The animal sightings began innocently enough the first time we looked at the house, when dolphins were jumping in the river. Cool, right? When I Googled how swimmable the Neuse was, a news story came up about a bear swimming the three miles across the river. Silly ol’ bear. My personal sighting log: Deer, more than I can count. More dolphins, big ones and little. Two bald eagles. One small fox, from a distance. Three turtles. Two cockroaches — er, in the South we call them more politely “palmetto bugs.” A few crabs in the water, a few blue herons stalking fish, rafts of seagulls and terns.
But things got less Bambi, Flicker, and Yogi when a river neighbor texted me last month: Another neighbor saw an alligator at the beach. My beach! It’s a little stretch of a sandy point that I consider my personal park. Walking the half mile there with the dogs, twice a day, is one of my joys of river life. I would turn Juno loose once we hit the dirt road past the marina. She’d sprint down the beach and bound up into the sand dunes like a movie extra while Amos and I walk and look at shells (if turned loose, Amos would run and run and forget where home was). All that freedom, gone now. Juno weighs all of 20 pounds, a perfect alligator meal. It creeps me out.

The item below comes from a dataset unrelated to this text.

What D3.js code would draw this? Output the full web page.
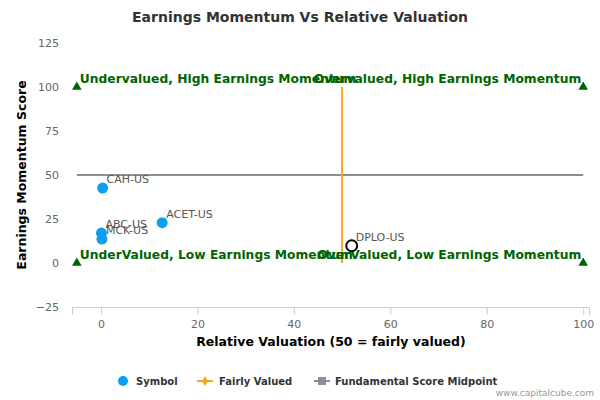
<!DOCTYPE html>
<html><head><meta charset="utf-8">
<script src="https://cdn.jsdelivr.net/npm/d3@7"></script>
<style>body{margin:0;background:#fff}text{font-family:"DejaVu Sans",sans-serif}</style>
</head><body><svg id="c" width="600" height="400"></svg>
<script>
const symbols = ["CAH-US","ABC-US","MCK-US","ACET-US"];
const symX = [0.35, 0.1, 0.2, 12.7];
const symY = [42.6, 17, 13.6, 22.9];
const highlight = {name:"DPLO-US", x:52, y:9.8};
const corners = [[-5,100],[100,100],[-5,0],[100,0]];
const fairX = 50, fairY = [0,100];
const midY = 50, midX = [-5,100];
const xTicks = [0,20,40,60,80,100];
const yTicks = [-25,0,25,50,75,100,125];
const quadLabels = [
 {t:"Undervalued, High Earnings Momentum", x:-5, y:100, a:"start"},
 {t:"Overvalued, High Earnings Momentum", x:100, y:100, a:"end"},
 {t:"UnderValued, Low Earnings Momentum", x:-5, y:0, a:"start"},
 {t:"OverValued, Low Earnings Momentum", x:100, y:0, a:"end"}];

const svg = d3.select("#c");
const x = d3.scaleLinear().domain([-6,101.2]).range([72,589]);
const y = d3.scaleLinear().domain([-25,125]).range([307,43]);

svg.append("text").attr("x",300).attr("y",22).attr("text-anchor","middle")
 .attr("font-size",14).attr("font-weight","bold").attr("fill","#333").text("Earnings Momentum Vs Relative Valuation");

const xa = svg.append("g").attr("transform","translate(0,307)")
 .call(d3.axisBottom(x).tickValues(xTicks).tickSize(8).tickFormat(d3.format("d")));
xa.select(".domain").attr("stroke","#c0d0e0");
xa.selectAll(".tick line").attr("stroke","#c0d0e0");
xa.selectAll("text").attr("fill","#666").attr("font-size",11).attr("dy","0.9em");

const ya = svg.append("g").attr("transform","translate(62,0)")
 .call(d3.axisLeft(y).tickValues(yTicks).tickSize(0).tickFormat(d3.format("d")));
ya.select(".domain").remove();
ya.selectAll("text").attr("fill","#666").attr("font-size",11);

svg.append("text").attr("x",331).attr("y",346).attr("text-anchor","middle")
 .attr("font-size",12.5).attr("font-weight","bold").attr("fill","#000").text("Relative Valuation (50 = fairly valued)");
svg.append("text").attr("transform","translate(26,175) rotate(-90)").attr("text-anchor","middle")
 .attr("font-size",12.5).attr("font-weight","bold").attr("fill","#000").text("Earnings Momentum Score");

svg.append("line").attr("x1",x(midX[0])).attr("x2",x(midX[1])).attr("y1",y(midY)).attr("y2",y(midY))
 .attr("stroke","#8a8f9c").attr("stroke-width",2);
svg.append("line").attr("x1",x(fairX)).attr("x2",x(fairX)).attr("y1",y(fairY[0])).attr("y2",y(fairY[1]))
 .attr("stroke","#f5a623").attr("stroke-width",2);

const tri = d3.symbol().type(d3.symbolTriangle).size(40);
corners.forEach(c=>svg.append("path").attr("d",tri).attr("fill","#006400")
 .attr("transform",`translate(${x(c[0])},${y(c[1])})`));

quadLabels.forEach(q=>svg.append("text").attr("x",x(q.x)+(q.a==="start"?3:-2)).attr("y",y(q.y)-4)
 .attr("text-anchor",q.a).attr("font-size",12.3).attr("font-weight","bold").attr("fill","#006400").text(q.t));

symbols.forEach((s,i)=>{
 svg.append("circle").attr("cx",x(symX[i])).attr("cy",y(symY[i])).attr("r",5.5).attr("fill","#0aa0f0");
 svg.append("text").attr("x",x(symX[i])+4).attr("y",y(symY[i])-5).attr("font-size",11).attr("fill","#555").text(s);
});
svg.append("circle").attr("cx",x(highlight.x)).attr("cy",y(highlight.y)).attr("r",5.5)
 .attr("fill","#fff").attr("stroke","#000").attr("stroke-width",2);
svg.append("text").attr("x",x(highlight.x)+4).attr("y",y(highlight.y)-5).attr("font-size",11).attr("fill","#555").text(highlight.name);

const lg = svg.append("g");
lg.append("circle").attr("cx",123).attr("cy",381).attr("r",5).attr("fill","#0aa0f0");
lg.append("text").attr("x",136).attr("y",385).attr("font-size",10).attr("font-weight","bold").attr("fill","#333").text("Symbol");
lg.append("line").attr("x1",197).attr("x2",213).attr("y1",381).attr("y2",381).attr("stroke","#f5a623").attr("stroke-width",2);
lg.append("path").attr("d",d3.symbol().type(d3.symbolDiamond).size(30)).attr("fill","#f5a623").attr("transform","translate(205,381)");
lg.append("text").attr("x",219).attr("y",385).attr("font-size",10).attr("font-weight","bold").attr("fill","#333").text("Fairly Valued");
lg.append("line").attr("x1",314).attr("x2",330).attr("y1",381).attr("y2",381).attr("stroke","#8a8f9c").attr("stroke-width",2);
lg.append("rect").attr("x",318).attr("y",377).attr("width",8).attr("height",8).attr("fill","#8a8f9c");
lg.append("text").attr("x",335).attr("y",385).attr("font-size",10).attr("font-weight","bold").attr("fill","#333").text("Fundamental Score Midpoint");
svg.append("text").attr("x",594).attr("y",396).attr("text-anchor","end").attr("font-size",9).attr("fill","#999").text("www.capitalcube.com");
</script></body></html>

The same neighbor reported that the fox family living next door was pretty active. Year after year, foxes have made a den under the porch of the often vacant home. Now our yard, looking out to the river, has become the playground for the skinny young foxes. There go my carefree mornings working on the back deck on my laptop, with Amos tied to a long cord out in the grass and Juno free to poke around.
Then the snakes. I went for a run on a recent morning and saw two brown snakes, a first for me: one was large but smooshed dead, the other young and curling itself in circles on the warm blacktop. The next morning I passed a fellow early morning regular who warned me that snakes seem to be prevalent this spring. “I just killed two up ahead of you,” he told me. He stands over them and drops a rock to smoosh them. I had two equal and opposing thoughts: Is that really necessary? And, Can I always run behind you?
I’m trying to make peace with this wild kingdom, understanding that it comes hand in hand with the beauty of this remote place. Yesterday, as I getting ready to head back to Durham, I walked the yard, picking up sticks and such. As I reached down to pull out a vine creeping near the air conditioning unit, a little critter — salamander? Lizard? — darted past my hand and into one of the tiny grate openings. My first thought was not, “ack” or “gross” but, oh, kind of cute!
That’s probably my measure of wildlife acceptance: If you can co-exist with Juno and Amos, I can be neighborly. But I’m not sure the alligators and snakes got my neighborhood listserv post on this matter.